Some credit card issuers buy old debts from other companies and then offer “new” cards to the people in debt, only to shock the card holder on their first statement with the old debt. If a company mentions their right to do this in writing at any time, then it’s legal, and you’re responsible.
You’re approved up to $25,000! This one’s not actually in the fine print, it’s right there on the front, but people misunderstand it. The words “up to” are there for a reason.
Someone will apply for a card because they think they’ll have $25,000 in credit, only to find a substantially lower limit once they’re approved. Credit card companies will set your limit based on your credit history, and the large number on the offer is an enticement that probably will not be your ultimate credit amount.
Double-billing cycle: Robert D. Manning, a professor of finance at the Rochester Institute of Technology, reports that some companies employ a double-billing cycle, which means that while the due date on your statement refers to your minimum payment, the due date to pay off your entire balance is different.
If that due date is two weeks earlier, and you pay off your entire card by the due date stated on your bill, then the company could still charge you interest for the two-week interim period.
The fine print will warn you if the company plans to apply a double-billing cycle.
Fee for overdraft protection: Many credit card companies offer overdraft protection on your checking accounts. That doesn’t come for free. As with anything else, there may be extra fees on this, possibly nullifying their benefit.
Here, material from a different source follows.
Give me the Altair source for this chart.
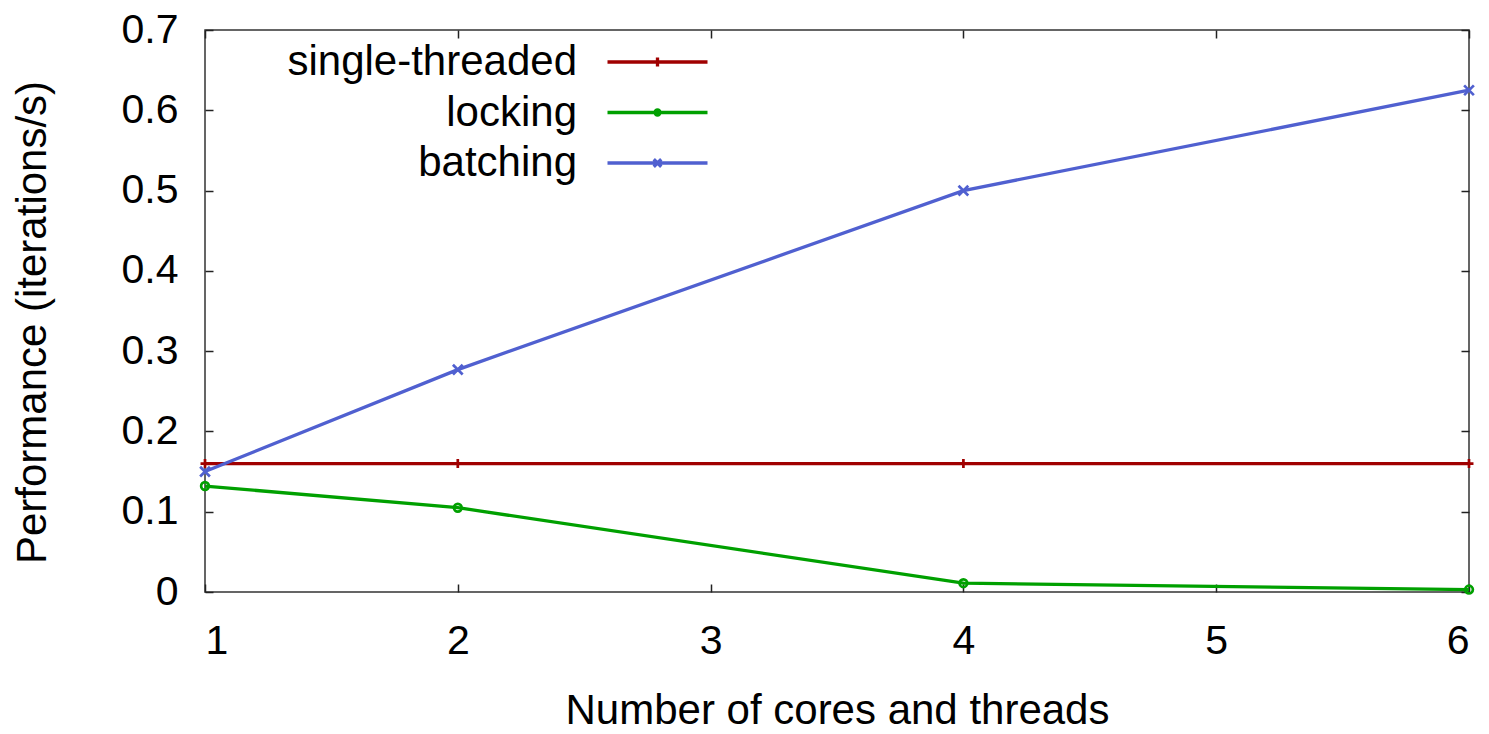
import altair as alt
import pandas as pd

cores = [1, 2, 4, 6]
series_names = ["single-threaded", "locking", "batching"]
single_threaded = [0.16, 0.16, 0.16, 0.16]
locking = [0.132, 0.105, 0.011, 0.003]
batching = [0.15, 0.277, 0.5, 0.625]
colors = ["#A00000", "#00A000", "#5060D0"]
x_ticks = [1, 2, 3, 4, 5, 6]
y_ticks = [0, 0.1, 0.2, 0.3, 0.4, 0.5, 0.6, 0.7]

rows = []
for name, vals in zip(series_names, [single_threaded, locking, batching]):
    for c, v in zip(cores, vals):
        rows.append({"cores": c, "perf": v, "series": name})
df = pd.DataFrame(rows)

FONT = "Liberation Sans"
W, H = 1264, 562
LEFT, TOP = 205, 30

# marker shapes for data points
marker_paths = {
    "single-threaded": ("M0,-1V1M-1,0H1", 80),
    "locking": ("circle", 60),
    "batching": ("M-1,-1L1,1M-1,1L1,-1", 95),
}

# legend symbols: line + marker
leg_red = "M-4,0H4M0,-0.36V0.36"
leg_green = "M-4,0H4M0.2,0A0.2,0.2,0,1,1,-0.2,0A0.2,0.2,0,1,1,0.2,0"
leg_blue = "M-4,0H4M-0.3,-0.3L0.3,0.3M-0.3,0.3L0.3,-0.3"
sym_expr = (
    f"datum.value === 'locking' ? '{leg_green}' : "
    f"datum.value === 'batching' ? '{leg_blue}' : '{leg_red}'"
)

xscale = alt.Scale(domain=[1, 6], nice=False, zero=False)
yscale = alt.Scale(domain=[0, 0.7], nice=False)
cscale = alt.Scale(domain=series_names, range=colors)

base = alt.Chart(df)

lines = base.mark_line(strokeWidth=3.3).encode(
    x=alt.X("cores:Q", scale=xscale, axis=alt.Axis(
        values=x_ticks, format="d", ticks=False, domain=False, grid=False,
        labelFontSize=41, labelFont=FONT, labelColor="black", labelPadding=29,
        title="Number of cores and threads", titleFontSize=42, titleFont=FONT,
        titleFontWeight="normal", titleColor="black", titleY=131,
        titleBaseline="alphabetic", labelOverlap=False)),
    y=alt.Y("perf:Q", scale=yscale, axis=alt.Axis(
        values=y_ticks, format=".1~f", ticks=False, domain=False, grid=False,
        labelFontSize=41, labelFont=FONT, labelColor="black", labelPadding=27,
        title="Performance (iterations/s)", titleFontSize=42, titleFont=FONT,
        titleFontWeight="normal", titleColor="black", titleX=-173, titleY=292,
        titleBaseline="middle", labelOverlap=False)),
    color=alt.Color("series:N", scale=cscale, legend=alt.Legend(
        title=None, orient="none", legendX=431.5, legendY=11, padding=0,
        labelFontSize=42, labelFont=FONT, labelColor="black", labelAlign="right",
        labelOffset=alt.ExprRef(expr="-101.5"), labelLimit=1000,
        symbolType=alt.ExprRef(expr=sym_expr),
        symbolSize=625, symbolStrokeWidth=3.3, rowPadding=8.5)),
    order=alt.Order("cores:Q"),
)

tick_kw = dict(offset=alt.ExprRef(expr="-8"), tickSize=8, tickWidth=1.5, tickColor="#222",
               labels=False, domain=False, grid=False, title=None)

point_layers = []
for i, name in enumerate(series_names):
    shape, size = marker_paths[name]
    enc = dict(
        color=alt.Color("series:N", scale=cscale, legend=None),
    )
    if i == 0:
        enc["x"] = alt.X("cores:Q", scale=xscale, axis=alt.Axis(orient="bottom", values=x_ticks, **tick_kw))
        enc["y"] = alt.Y("perf:Q", scale=yscale, axis=alt.Axis(orient="left", values=y_ticks, **tick_kw))
    elif i == 1:
        enc["x"] = alt.X("cores:Q", scale=xscale, axis=alt.Axis(orient="top", values=x_ticks, **tick_kw))
        enc["y"] = alt.Y("perf:Q", scale=yscale, axis=alt.Axis(orient="right", values=y_ticks, **tick_kw))
    else:
        enc["x"] = alt.X("cores:Q", scale=xscale, axis=None)
        enc["y"] = alt.Y("perf:Q", scale=yscale, axis=None)
    point_layers.append(
        base.transform_filter(alt.datum.series == name)
        .mark_point(shape=shape, size=size, filled=False, strokeWidth=2.7, opacity=1)
        .encode(**enc)
    )

chart = alt.layer(lines, *point_layers).resolve_axis(
    x="independent", y="independent"
).properties(
    width=W, height=H,
    autosize=alt.AutoSizeParams(type="none"),
    padding={"left": LEFT, "top": TOP, "right": 1489 - LEFT - W, "bottom": 734 - TOP - H},
    background="white",
).configure_view(
    stroke="#333", strokeWidth=1.5
)

chart.save("out.html", embed_options={"renderer": "svg", "actions": False})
Arbitration: Virtually every credit card company in the country has a binding arbitration clause in its customer agreement, so if you want a credit card, you must agree to its terms. To learn more about your rights under binding arbitration, read our story ” Arbitration clauses: a rights giveaway.”
Lots of people dispute charges, but if you transfer balances, you may lose that right.
Gift card terms: If you buy something with a gift card, you may not have the same rights, like purchase protection, that you would otherwise have on the card.